What is next for Ben Simmons in Philadelphia?

What is next for Ben Simmons in Philadelphia?

Folks in Philadelphia awoke without hope this morning, and who can blame them? Their top-seeded Sixers are done for the summer, and the finger-pointing and self-defense mechanisms kicked in immediately after the game.

What happens next with Simmons remains an open question, and it will be up to head coach Doc Rivers, president of basketball operations Daryl Morey, general manager Elton Brand and ownership group alpha dog Josh Harris to put their heads together and decide if Simmons should stay or go. No word yet on whether Meek Mill will be consulted, but he and Tobias Harris are tight.

Opportunity is not a lengthy visitor, as Morey’s Twitter bio says.
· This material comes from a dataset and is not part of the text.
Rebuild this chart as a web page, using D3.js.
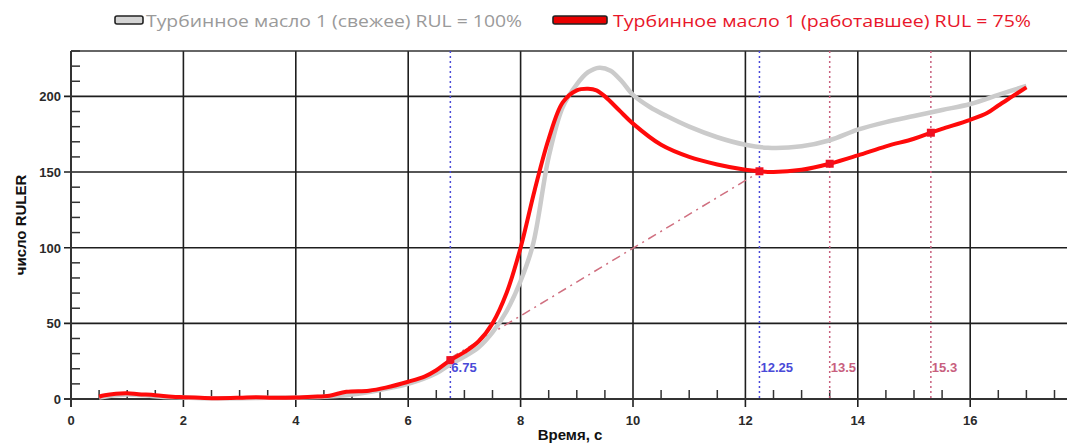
<!DOCTYPE html>
<html><head><meta charset="utf-8">
<script src="https://cdn.jsdelivr.net/npm/d3@7"></script>
<style>body{margin:0;background:#fff}svg{display:block}</style>
</head><body>
<svg id="c" width="1067" height="443"></svg>
<script>
// ---- data ----
const xTicks = [0, 2, 4, 6, 8, 10, 12, 14, 16];
const yTicks = [0, 50, 100, 150, 200];
const seriesNames = ["Турбинное масло 1 (свежее) RUL = 100%", "Турбинное масло 1 (работавшее) RUL = 75%"];
const freshX = [0.5,0.8,1.0,1.3,1.6,2.0,2.5,3.0,3.5,4.0,4.5,5.0,5.5,6.0,6.5,6.75,7.0,7.25,7.5,7.75,8.0,8.22,8.5,8.75,9.0,9.2,9.4,9.6,9.8,10.0,10.3,10.6,11.0,11.5,12.0,12.4,13.0,13.5,14.0,14.5,15.0,15.5,16.0,16.5,17.0];
const freshY = [1.0,2.5,3.0,2.5,1.5,1.0,0.5,0.5,0.8,1.0,1.5,3.0,6.0,10.0,17.0,23.0,28.0,34.0,44.0,58.0,78.0,102.0,160.0,193.0,208.0,216.0,219.0,217.0,210.0,201.0,193.0,187.0,180.0,173.0,168.0,166.0,167.0,171.0,178.0,183.0,187.0,191.0,195.0,201.0,207.0];
const usedX = [0.5,0.6,0.8,1.0,1.2,1.5,1.8,2.0,2.3,2.6,3.0,3.3,3.6,4.0,4.3,4.6,4.9,5.3,5.6,6.0,6.3,6.5,6.75,7.0,7.25,7.5,7.75,8.0,8.25,8.5,8.75,9.0,9.2,9.35,9.5,9.75,10.0,10.5,11.0,11.5,12.0,12.25,12.5,13.0,13.5,14.0,14.5,15.0,15.3,15.5,16.0,16.3,16.5,16.75,17.0];
const usedY = [1.5,2.5,3.5,3.8,3.2,2.5,1.5,1.2,0.8,0.5,0.8,1.2,0.8,1.0,1.5,2.2,4.8,5.5,7.5,11.4,15.0,19.0,25.7,31.0,38.0,50.0,70.0,100.0,138.0,172.0,196.0,204.0,205.0,204.0,200.0,191.0,182.0,168.0,160.0,155.0,151.5,150.5,150.0,151.5,155.5,161.0,167.0,172.0,176.0,178.5,184.5,189.0,194.0,200.0,206.0];
const markerX = [6.75, 12.25, 13.5, 15.3];
const markerY = [25.7, 150.5, 155.5, 176.0];
const markerLabels = ["6.75", "12.25", "13.5", "15.3"];
const markerGroup = ["blue", "blue", "pink", "pink"];
const trendX = [6.75, 12.25];
const trendY = [27, 150];

// ---- layout ----
const svg = d3.select("#c");
const x = d3.scaleLinear().domain([0, 17.8]).range([71, 71 + 17.8 * 56.2]);
const y = d3.scaleLinear().domain([0, 230]).range([399, 399 - 230 * 1.513]);
const [X0, X1] = x.range();
const [Y0, Y1] = y.range();
const grid = "#1e1e1e";

// minor ticks
const xMinor = d3.range(0.5, 17.8, 0.5).filter(v => v % 2 !== 0);
const yMinor = d3.range(10, 231, 10).filter(v => v % 50 !== 0);
svg.append("g").selectAll("line").data(xMinor).join("line")
  .attr("x1", d => x(d)).attr("x2", d => x(d)).attr("y1", Y0).attr("y2", Y0 - 9)
  .attr("stroke", "#333").attr("stroke-width", 1.5);
svg.append("g").selectAll("line").data(yMinor).join("line")
  .attr("x1", X0).attr("x2", X0 + 9).attr("y1", d => y(d)).attr("y2", d => y(d))
  .attr("stroke", "#333").attr("stroke-width", 1.5);

// grid
svg.append("g").selectAll("line").data(xTicks.filter(d => d > 0)).join("line")
  .attr("x1", d => x(d)).attr("x2", d => x(d)).attr("y1", Y1).attr("y2", Y0 + 8)
  .attr("stroke", grid).attr("stroke-width", 1.6);
svg.append("g").selectAll("line").data(yTicks.filter(d => d > 0)).join("line")
  .attr("x1", X0 - 7).attr("x2", 1067).attr("y1", d => y(d)).attr("y2", d => y(d))
  .attr("stroke", grid).attr("stroke-width", 1.6);
// frame
svg.append("line").attr("x1", X0).attr("x2", 1067).attr("y1", Y1).attr("y2", Y1).attr("stroke", "#333").attr("stroke-width", 1.6);
svg.append("line").attr("x1", X0 - 7).attr("x2", 1067).attr("y1", Y0).attr("y2", Y0).attr("stroke", "#333").attr("stroke-width", 2);
svg.append("line").attr("x1", X0).attr("x2", X0).attr("y1", Y1).attr("y2", Y0 + 8).attr("stroke", "#333").attr("stroke-width", 2);

// tick labels
svg.append("g").selectAll("text").data(xTicks).join("text")
  .attr("x", d => x(d)).attr("y", 425).attr("text-anchor", "middle")
  .attr("font-family", "Liberation Sans, Arial, sans-serif").attr("font-weight", "bold")
  .attr("font-size", 13).attr("fill", "#2a2a2a").text(d => d);
svg.append("g").selectAll("text").data(yTicks).join("text")
  .attr("x", 61).attr("y", d => y(d) + 5).attr("text-anchor", "end")
  .attr("font-family", "Liberation Sans, Arial, sans-serif").attr("font-weight", "bold")
  .attr("font-size", 13).attr("fill", "#2a2a2a").text(d => d);

// axis titles
svg.append("text").attr("transform", `translate(26,${(Y0 + Y1) / 2}) rotate(-90)`)
  .attr("text-anchor", "middle").attr("font-family", "Liberation Sans, Arial, sans-serif")
  .attr("font-weight", "bold").attr("font-size", 15).attr("fill", "#111").text("число RULER");
svg.append("text").attr("x", 570).attr("y", 440).attr("text-anchor", "middle")
  .attr("font-family", "Liberation Sans, Arial, sans-serif")
  .attr("font-weight", "bold").attr("font-size", 15).attr("fill", "#111").text("Время, с");

// vertical marker lines
const mColor = {blue: "#4a4ad8", pink: "#c8607e"};
svg.append("g").selectAll("line").data(markerX).join("line")
  .attr("x1", d => x(d)).attr("x2", d => x(d)).attr("y1", Y1).attr("y2", Y0)
  .attr("stroke", (d, i) => mColor[markerGroup[i]]).attr("stroke-width", 1.5)
  .attr("stroke-dasharray", "2,3");

// trend dashed line
svg.append("line").attr("x1", x(trendX[0])).attr("y1", y(trendY[0]))
  .attr("x2", x(trendX[1])).attr("y2", y(trendY[1]))
  .attr("stroke", "#d07080").attr("stroke-width", 1.5).attr("stroke-dasharray", "9,5,2,5");

// curves
const line = d3.line().x(d => x(d[0])).y(d => y(d[1])).curve(d3.curveCatmullRom.alpha(0.5));
svg.append("path").datum(d3.zip(freshX, freshY)).attr("d", line)
  .attr("fill", "none").attr("stroke", "#cbcbcb").attr("stroke-width", 4.5).attr("stroke-linejoin", "round");
svg.append("path").datum(d3.zip(usedX, usedY)).attr("d", line)
  .attr("fill", "none").attr("stroke", "#ff0a0a").attr("stroke-width", 4).attr("stroke-linejoin", "round");

// markers
svg.append("g").selectAll("rect").data(d3.zip(markerX, markerY)).join("rect")
  .attr("x", d => x(d[0]) - 4).attr("y", d => y(d[1]) - 4).attr("width", 8).attr("height", 8)
  .attr("fill", "#f01020");
svg.append("g").selectAll("text").data(markerX).join("text")
  .attr("x", d => x(d) + 1).attr("y", 372)
  .attr("font-family", "Liberation Sans, Arial, sans-serif").attr("font-weight", "bold")
  .attr("font-size", 13).attr("fill", (d, i) => mColor[markerGroup[i]]).text((d, i) => markerLabels[i]);

// legend
const legend = [
  {sx: 115, sw: 28, tx: 146, tw: 376, fill: "#d4d4d4", color: "#9a9a9a"},
  {sx: 553, sw: 54, tx: 613, tw: 418, fill: "#e80000", color: "#e8162a"}
];
legend.forEach((L, i) => {
  svg.append("rect").attr("x", L.sx).attr("y", 16).attr("width", L.sw).attr("height", 8).attr("rx", 2)
    .attr("fill", L.fill).attr("stroke", "#222").attr("stroke-width", 1.6);
  svg.append("text").attr("x", L.tx).attr("y", 27).attr("font-family", "Open Sans, sans-serif")
    .attr("font-size", 17).attr("fill", L.color)
    .attr("textLength", L.tw).attr("lengthAdjust", "spacingAndGlyphs").text(seriesNames[i]);
});
</script>
</body></html>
And the opportunity to win with Simmons at the point has now through its fourth season, and as Shaquille O’Neal said on TNT, the Sixers organization has to be held accountable for Simmons’ lack of development as a shooter.

Philadelphia has 81 basketball operations staff members listed on its media guide, and let’s just say that the list is not exactly filled with coaching holdovers from Brett Brown’s tenure. Those coaches could not get Simmons to develop a reliable jump shot or free throw routine during their three years working with him, and at some point somebody – maybe Simmons himself? -- is going to have to held accountable for the lack of improvement from a 24-year-old who did not take a single fourth-quarter shot in five of the seven games against the Hawks.

That includes what would have been a dunk if Simmons had been looking for one with 3:30 left in the fourth. Instead, he passed to Matisse Thybulle, who was quickly double-teamed on a drive and was fouled and made one of two from the line. The Hawks scored the next five points and played from ahead the rest of the way.

“Process This,” read the back page of the Philadelphia Daily News on Monday morning, as Sixers fans tried to wrap their heads around some of Simmons’ shortcomings in this series. Simmons scored fewer than 10 points in four out of the seven games and shot 33 percent from the foul line. Simmons is owed $140.4 million over the next four seasons.

"The first thing I'm going to do is clear my mind and get my mental right," Simmons said. "You got to be mentally tough. You can't take games for granted, especially in the playoffs. Every game matters. Every possession matters."

No kidding. Yet, Simmons’ team had a 2-1 lead in the series and an 18-point lead in Game 4 and a 26-point lead in Game 5. And they lost. Game 4. Game 5. And the series in 7.

There were not the better team, and now we will find out whether the basketball-viewing public has an appetite for an Atlanta Hawks-Milwaukee Bucks matchup in the Eastern Conference Finals, which should end all talk of the league cooking things up in favor of popular teams from big markets. The Lakers are not the team in Los Angeles that remains standing. The Brooklyn Nets also went out this past weekend despite the Herculean efforts of Kevin Durant pretty much every time down the floor, except the final possession of the season when he airballed a potential game-winning three-point attempt with 0.3 seconds left. Boston is long gone. Same with Dallas and Denver and Miami.

What does Brooklyn do next? And what does Philly do next?

Those are the questions we will parse through, as the NBA Draft Lottery approaches on Tuesday night, and it probably will continue through tip-off of the East Finals in Milwaukee on Wednesday evening. Monday will be the league’s first night without a playoff game this postseason.

Sixers fans will start looking around the league to discern whose salary is close to Simmons’ $33 million for the upcoming season, pretending they are Morey. The acquisition of Seth Curry from Dallas was a good one, as was the addition of Dwight Howard on a minimum salary and the drafting of Tyrese Maxey.

But midseason acquisition George Hill averaged only one made field goal per game, and Rivers had zero reliable bench options. Does that mean the Sixers will look to move Simmons for players whose salaries total what he will make? Or will Morey try to do what he did when James Harden was available from Houston, making Simmons available for a point guard earning a similar salary? All we know is that Morey will try to turn over every stone he can find, and the guy sort of has a history at being really good at changing on the fly.

Rivers said Simmons is going to have to put in the work in the gym to get past this, and only Simmons and his close associates will know whether he starts doing that anytime soon. He looked frightened Sunday, which is frightening for a three-time All-Star when you think about it. 

Mental toughness cannot be quantified with stats. It is something you can discern from a four-year body of work, a deer-in-the-headlights facial expression and a cast of teammates who were not exactly supportive afterward.

That list begins with Joel Embiid, whose bewilderment at many of Simmons’ decisions was written all over his face. He clearly had a championship-or-bust mentality throughout the postseason, but one locked-in “superstar” is not enough. Philly needs either a much-improved Simmons, or a replacement.

Today, we can probably all agree that it it more likely to be the latter.